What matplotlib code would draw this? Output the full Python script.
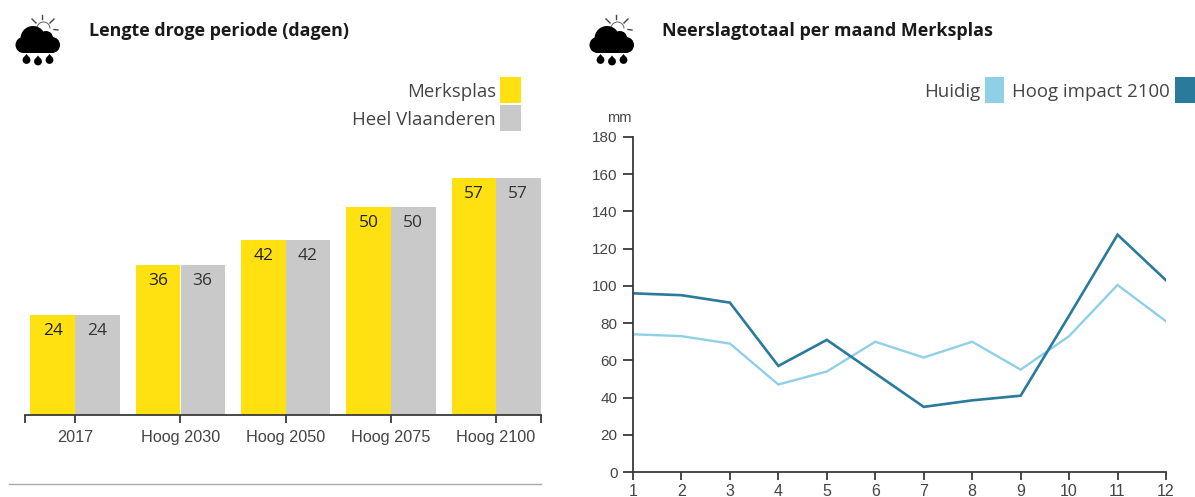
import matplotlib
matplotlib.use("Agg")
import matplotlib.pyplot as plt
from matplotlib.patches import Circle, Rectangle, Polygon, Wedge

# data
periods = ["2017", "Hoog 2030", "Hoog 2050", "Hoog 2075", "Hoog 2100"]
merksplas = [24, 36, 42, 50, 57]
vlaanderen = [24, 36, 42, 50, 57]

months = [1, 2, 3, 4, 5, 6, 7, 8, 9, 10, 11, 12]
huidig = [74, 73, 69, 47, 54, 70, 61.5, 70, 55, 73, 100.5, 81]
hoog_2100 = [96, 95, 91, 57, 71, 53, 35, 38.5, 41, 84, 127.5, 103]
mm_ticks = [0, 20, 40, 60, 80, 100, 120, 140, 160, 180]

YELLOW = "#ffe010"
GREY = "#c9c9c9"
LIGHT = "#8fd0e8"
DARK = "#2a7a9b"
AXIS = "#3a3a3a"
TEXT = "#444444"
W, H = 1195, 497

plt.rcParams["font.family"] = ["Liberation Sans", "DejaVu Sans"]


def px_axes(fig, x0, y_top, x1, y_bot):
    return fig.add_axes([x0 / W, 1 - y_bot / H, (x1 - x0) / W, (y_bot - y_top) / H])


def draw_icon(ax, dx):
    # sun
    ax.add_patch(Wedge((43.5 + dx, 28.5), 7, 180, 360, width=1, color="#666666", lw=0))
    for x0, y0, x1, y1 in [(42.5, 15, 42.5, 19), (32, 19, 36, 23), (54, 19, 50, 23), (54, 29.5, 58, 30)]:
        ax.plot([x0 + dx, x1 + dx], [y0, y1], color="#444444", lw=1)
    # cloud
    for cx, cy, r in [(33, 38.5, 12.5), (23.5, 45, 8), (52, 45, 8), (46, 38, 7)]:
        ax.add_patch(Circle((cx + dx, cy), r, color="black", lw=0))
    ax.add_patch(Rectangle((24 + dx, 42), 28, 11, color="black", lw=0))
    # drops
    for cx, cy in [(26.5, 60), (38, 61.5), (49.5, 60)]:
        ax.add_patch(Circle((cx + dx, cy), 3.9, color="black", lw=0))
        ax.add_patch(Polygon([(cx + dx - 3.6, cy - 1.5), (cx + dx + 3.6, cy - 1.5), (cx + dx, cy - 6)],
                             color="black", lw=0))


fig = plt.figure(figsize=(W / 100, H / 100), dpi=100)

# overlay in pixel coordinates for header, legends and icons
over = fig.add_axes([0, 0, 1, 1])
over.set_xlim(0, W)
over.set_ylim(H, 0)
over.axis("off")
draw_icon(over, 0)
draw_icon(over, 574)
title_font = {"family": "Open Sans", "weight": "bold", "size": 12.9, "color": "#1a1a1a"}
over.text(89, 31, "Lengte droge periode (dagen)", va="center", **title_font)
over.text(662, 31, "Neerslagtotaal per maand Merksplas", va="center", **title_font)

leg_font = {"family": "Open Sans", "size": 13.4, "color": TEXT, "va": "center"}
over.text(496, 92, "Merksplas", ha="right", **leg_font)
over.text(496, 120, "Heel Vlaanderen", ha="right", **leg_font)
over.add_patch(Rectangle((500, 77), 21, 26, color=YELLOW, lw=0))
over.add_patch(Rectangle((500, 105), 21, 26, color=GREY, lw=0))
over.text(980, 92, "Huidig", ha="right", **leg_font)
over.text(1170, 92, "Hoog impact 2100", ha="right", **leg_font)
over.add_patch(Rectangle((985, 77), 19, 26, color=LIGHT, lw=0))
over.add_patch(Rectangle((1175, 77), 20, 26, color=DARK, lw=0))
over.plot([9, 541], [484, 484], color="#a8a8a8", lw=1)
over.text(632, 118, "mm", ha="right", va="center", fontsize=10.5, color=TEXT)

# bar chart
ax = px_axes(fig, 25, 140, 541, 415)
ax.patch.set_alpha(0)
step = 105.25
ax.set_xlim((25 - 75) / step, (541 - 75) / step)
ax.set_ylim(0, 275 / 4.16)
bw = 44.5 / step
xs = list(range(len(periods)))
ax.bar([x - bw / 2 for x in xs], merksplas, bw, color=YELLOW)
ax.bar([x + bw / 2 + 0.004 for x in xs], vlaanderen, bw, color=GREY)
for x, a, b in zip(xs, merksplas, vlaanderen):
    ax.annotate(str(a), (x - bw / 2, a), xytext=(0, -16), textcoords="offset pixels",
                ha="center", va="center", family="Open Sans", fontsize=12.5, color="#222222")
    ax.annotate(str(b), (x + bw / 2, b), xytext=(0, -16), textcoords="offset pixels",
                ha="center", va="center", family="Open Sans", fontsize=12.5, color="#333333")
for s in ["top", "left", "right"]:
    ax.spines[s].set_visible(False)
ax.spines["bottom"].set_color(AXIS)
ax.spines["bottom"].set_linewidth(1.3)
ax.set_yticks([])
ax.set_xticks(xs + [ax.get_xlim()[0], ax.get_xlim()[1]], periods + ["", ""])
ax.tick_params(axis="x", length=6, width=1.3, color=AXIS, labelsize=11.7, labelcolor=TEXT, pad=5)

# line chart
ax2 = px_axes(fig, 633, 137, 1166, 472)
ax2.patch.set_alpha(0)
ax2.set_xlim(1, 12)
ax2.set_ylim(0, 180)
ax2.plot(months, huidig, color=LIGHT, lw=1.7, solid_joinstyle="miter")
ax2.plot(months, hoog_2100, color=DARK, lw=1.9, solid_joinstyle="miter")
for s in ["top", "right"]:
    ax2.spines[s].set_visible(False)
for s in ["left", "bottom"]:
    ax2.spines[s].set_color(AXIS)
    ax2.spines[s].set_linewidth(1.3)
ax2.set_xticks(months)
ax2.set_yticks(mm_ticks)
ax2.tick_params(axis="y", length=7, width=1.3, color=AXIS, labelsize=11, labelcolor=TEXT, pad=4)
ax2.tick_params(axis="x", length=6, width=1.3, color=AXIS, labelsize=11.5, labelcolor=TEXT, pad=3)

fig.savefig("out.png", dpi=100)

*-*-*

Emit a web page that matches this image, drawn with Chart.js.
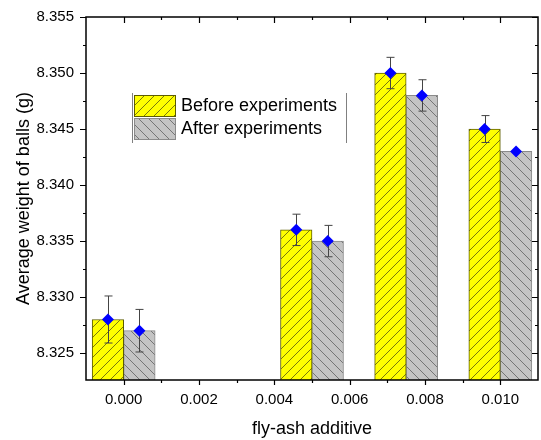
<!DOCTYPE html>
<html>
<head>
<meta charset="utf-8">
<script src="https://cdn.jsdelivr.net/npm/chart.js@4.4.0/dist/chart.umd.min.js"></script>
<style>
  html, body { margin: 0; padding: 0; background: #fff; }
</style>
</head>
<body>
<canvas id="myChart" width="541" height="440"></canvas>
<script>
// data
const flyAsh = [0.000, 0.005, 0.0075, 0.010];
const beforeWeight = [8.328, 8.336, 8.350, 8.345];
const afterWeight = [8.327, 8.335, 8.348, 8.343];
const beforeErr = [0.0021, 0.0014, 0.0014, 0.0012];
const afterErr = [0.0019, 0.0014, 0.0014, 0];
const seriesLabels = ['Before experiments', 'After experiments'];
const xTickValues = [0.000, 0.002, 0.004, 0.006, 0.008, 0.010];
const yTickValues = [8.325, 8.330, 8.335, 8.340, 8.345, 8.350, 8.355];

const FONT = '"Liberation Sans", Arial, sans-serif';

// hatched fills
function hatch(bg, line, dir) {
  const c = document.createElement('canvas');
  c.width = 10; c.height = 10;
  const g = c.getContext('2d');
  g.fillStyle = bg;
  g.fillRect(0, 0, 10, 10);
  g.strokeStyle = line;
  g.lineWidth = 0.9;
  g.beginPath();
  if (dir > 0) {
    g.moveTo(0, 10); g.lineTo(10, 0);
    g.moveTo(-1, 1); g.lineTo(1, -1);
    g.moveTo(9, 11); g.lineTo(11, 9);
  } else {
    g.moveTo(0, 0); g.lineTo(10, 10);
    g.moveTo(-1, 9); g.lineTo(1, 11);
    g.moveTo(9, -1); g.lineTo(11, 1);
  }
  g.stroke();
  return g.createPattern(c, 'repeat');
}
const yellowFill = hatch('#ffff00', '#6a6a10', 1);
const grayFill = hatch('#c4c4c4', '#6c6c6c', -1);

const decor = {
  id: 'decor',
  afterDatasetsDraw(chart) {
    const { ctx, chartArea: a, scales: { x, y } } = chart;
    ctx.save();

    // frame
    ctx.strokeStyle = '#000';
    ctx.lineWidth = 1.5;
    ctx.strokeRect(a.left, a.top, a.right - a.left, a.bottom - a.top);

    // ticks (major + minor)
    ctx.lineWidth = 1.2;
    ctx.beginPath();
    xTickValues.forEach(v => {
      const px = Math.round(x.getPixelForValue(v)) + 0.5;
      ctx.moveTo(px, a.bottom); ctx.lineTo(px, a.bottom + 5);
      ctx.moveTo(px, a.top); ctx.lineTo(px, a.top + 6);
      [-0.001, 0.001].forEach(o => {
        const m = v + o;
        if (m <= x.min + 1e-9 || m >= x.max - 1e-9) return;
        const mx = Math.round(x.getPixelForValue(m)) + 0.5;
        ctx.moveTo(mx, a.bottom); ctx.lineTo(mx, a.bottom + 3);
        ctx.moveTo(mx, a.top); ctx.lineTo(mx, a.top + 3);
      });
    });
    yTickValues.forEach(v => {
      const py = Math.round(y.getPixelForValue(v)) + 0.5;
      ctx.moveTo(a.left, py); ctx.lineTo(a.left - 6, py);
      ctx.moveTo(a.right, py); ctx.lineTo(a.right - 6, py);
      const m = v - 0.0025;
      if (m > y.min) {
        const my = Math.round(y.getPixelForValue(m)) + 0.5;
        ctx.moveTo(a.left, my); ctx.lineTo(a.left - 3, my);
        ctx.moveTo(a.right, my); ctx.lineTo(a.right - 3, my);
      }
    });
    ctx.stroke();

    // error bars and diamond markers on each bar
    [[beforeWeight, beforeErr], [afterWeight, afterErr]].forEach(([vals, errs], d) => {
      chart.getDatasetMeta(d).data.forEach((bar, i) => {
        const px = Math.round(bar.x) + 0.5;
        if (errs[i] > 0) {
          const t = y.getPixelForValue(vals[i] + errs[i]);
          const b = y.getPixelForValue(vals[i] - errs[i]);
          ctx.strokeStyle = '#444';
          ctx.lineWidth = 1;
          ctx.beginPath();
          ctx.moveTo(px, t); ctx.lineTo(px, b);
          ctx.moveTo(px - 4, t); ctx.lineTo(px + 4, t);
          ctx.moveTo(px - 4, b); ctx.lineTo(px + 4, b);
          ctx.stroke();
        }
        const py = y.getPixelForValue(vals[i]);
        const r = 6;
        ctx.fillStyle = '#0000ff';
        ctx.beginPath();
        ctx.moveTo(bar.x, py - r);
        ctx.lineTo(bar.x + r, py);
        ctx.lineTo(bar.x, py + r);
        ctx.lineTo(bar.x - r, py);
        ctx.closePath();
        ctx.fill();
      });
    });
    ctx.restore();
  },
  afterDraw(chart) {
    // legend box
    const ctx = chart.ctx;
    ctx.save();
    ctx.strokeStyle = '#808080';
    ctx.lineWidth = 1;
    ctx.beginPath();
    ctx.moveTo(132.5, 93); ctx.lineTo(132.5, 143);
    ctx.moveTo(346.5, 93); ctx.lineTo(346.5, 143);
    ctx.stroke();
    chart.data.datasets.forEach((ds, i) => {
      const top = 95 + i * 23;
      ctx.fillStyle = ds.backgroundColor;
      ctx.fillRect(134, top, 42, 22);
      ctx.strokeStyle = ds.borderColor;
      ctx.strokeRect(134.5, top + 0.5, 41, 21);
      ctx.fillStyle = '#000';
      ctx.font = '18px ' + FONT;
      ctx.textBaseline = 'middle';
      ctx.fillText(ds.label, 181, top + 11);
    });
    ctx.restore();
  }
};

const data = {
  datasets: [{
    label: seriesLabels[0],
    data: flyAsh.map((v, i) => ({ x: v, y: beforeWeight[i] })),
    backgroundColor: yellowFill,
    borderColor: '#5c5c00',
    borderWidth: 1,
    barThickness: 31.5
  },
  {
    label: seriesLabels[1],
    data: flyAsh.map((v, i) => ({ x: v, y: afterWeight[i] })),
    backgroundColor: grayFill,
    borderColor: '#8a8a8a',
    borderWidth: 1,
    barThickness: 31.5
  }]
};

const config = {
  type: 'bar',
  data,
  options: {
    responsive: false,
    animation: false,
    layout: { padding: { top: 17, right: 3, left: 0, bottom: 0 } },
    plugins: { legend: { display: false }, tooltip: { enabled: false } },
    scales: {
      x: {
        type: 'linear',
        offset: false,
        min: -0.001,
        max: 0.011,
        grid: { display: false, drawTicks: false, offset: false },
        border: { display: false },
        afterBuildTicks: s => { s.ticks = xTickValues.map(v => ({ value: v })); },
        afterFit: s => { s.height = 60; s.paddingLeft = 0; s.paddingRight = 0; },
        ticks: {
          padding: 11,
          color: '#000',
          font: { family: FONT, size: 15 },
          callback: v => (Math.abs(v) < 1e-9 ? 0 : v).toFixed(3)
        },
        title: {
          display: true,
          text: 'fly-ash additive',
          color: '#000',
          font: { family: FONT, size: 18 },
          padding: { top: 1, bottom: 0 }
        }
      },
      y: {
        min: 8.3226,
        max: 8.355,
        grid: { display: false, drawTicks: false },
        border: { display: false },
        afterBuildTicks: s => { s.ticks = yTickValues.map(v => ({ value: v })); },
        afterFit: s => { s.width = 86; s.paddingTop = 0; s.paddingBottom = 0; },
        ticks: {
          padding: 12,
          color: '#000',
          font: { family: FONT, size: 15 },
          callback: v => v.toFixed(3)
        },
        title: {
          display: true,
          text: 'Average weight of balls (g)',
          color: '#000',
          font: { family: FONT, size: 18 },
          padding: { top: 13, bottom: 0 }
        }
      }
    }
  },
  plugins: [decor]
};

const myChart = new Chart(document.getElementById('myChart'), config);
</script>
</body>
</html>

*-*-*

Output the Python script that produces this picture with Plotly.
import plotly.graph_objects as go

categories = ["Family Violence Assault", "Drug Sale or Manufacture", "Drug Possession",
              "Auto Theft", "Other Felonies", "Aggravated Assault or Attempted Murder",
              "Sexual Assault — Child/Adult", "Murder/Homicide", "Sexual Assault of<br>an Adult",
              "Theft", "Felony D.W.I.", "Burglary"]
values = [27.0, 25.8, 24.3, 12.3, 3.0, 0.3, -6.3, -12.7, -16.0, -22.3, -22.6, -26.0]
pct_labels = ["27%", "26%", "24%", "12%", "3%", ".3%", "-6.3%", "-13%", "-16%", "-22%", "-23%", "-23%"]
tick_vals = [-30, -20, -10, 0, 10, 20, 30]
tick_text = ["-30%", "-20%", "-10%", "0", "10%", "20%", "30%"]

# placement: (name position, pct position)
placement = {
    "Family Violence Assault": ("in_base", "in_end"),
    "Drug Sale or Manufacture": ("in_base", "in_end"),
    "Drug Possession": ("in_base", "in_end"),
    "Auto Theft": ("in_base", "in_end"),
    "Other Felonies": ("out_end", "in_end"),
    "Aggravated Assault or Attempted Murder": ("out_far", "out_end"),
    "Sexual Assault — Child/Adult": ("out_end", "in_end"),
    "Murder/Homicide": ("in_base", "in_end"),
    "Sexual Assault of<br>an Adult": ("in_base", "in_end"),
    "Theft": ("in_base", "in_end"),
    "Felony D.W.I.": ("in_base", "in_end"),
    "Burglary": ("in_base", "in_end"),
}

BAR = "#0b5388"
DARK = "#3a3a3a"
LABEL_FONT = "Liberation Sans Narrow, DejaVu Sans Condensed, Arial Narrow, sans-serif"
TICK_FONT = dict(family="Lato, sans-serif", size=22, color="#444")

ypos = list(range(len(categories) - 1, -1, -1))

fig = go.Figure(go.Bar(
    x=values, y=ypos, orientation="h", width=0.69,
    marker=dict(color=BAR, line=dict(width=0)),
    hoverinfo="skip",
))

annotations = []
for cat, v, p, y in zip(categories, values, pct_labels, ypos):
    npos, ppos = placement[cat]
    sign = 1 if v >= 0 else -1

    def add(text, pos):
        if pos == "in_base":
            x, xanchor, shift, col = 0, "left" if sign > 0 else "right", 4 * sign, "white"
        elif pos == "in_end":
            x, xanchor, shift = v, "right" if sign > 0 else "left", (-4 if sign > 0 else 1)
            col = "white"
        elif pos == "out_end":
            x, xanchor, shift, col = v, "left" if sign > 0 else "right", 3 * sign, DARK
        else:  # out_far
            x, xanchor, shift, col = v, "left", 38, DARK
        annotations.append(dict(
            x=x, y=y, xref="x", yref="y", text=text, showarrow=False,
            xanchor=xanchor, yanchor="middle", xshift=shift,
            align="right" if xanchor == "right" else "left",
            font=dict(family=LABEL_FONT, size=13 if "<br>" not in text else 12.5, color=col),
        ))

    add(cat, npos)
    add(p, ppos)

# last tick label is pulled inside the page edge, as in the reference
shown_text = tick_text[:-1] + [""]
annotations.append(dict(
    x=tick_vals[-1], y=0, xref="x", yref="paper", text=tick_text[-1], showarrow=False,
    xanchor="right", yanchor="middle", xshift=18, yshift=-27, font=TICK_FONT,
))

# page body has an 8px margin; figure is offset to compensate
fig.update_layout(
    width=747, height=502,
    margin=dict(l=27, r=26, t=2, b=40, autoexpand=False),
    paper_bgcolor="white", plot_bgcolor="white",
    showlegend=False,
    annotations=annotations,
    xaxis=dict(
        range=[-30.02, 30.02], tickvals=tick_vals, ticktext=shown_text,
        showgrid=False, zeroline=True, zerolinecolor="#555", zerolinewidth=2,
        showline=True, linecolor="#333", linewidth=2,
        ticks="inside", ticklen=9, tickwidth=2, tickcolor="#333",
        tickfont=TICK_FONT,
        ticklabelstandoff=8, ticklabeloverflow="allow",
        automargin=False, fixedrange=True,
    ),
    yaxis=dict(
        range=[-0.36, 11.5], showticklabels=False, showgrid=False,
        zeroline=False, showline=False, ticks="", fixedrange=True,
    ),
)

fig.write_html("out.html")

*-*-*

# Goal
From the records above, give again only the part that opens with the line containing "What matplotlib code" and closes with the line containing "from matplotlib.patches import". Keep both ends but drop the pictures.

# Task output
What matplotlib code would draw this? Output the full Python script.
import matplotlib
matplotlib.use("Agg")
import matplotlib.pyplot as plt
from matplotlib.patches import Circle, Rectangle, Polygon, Wedge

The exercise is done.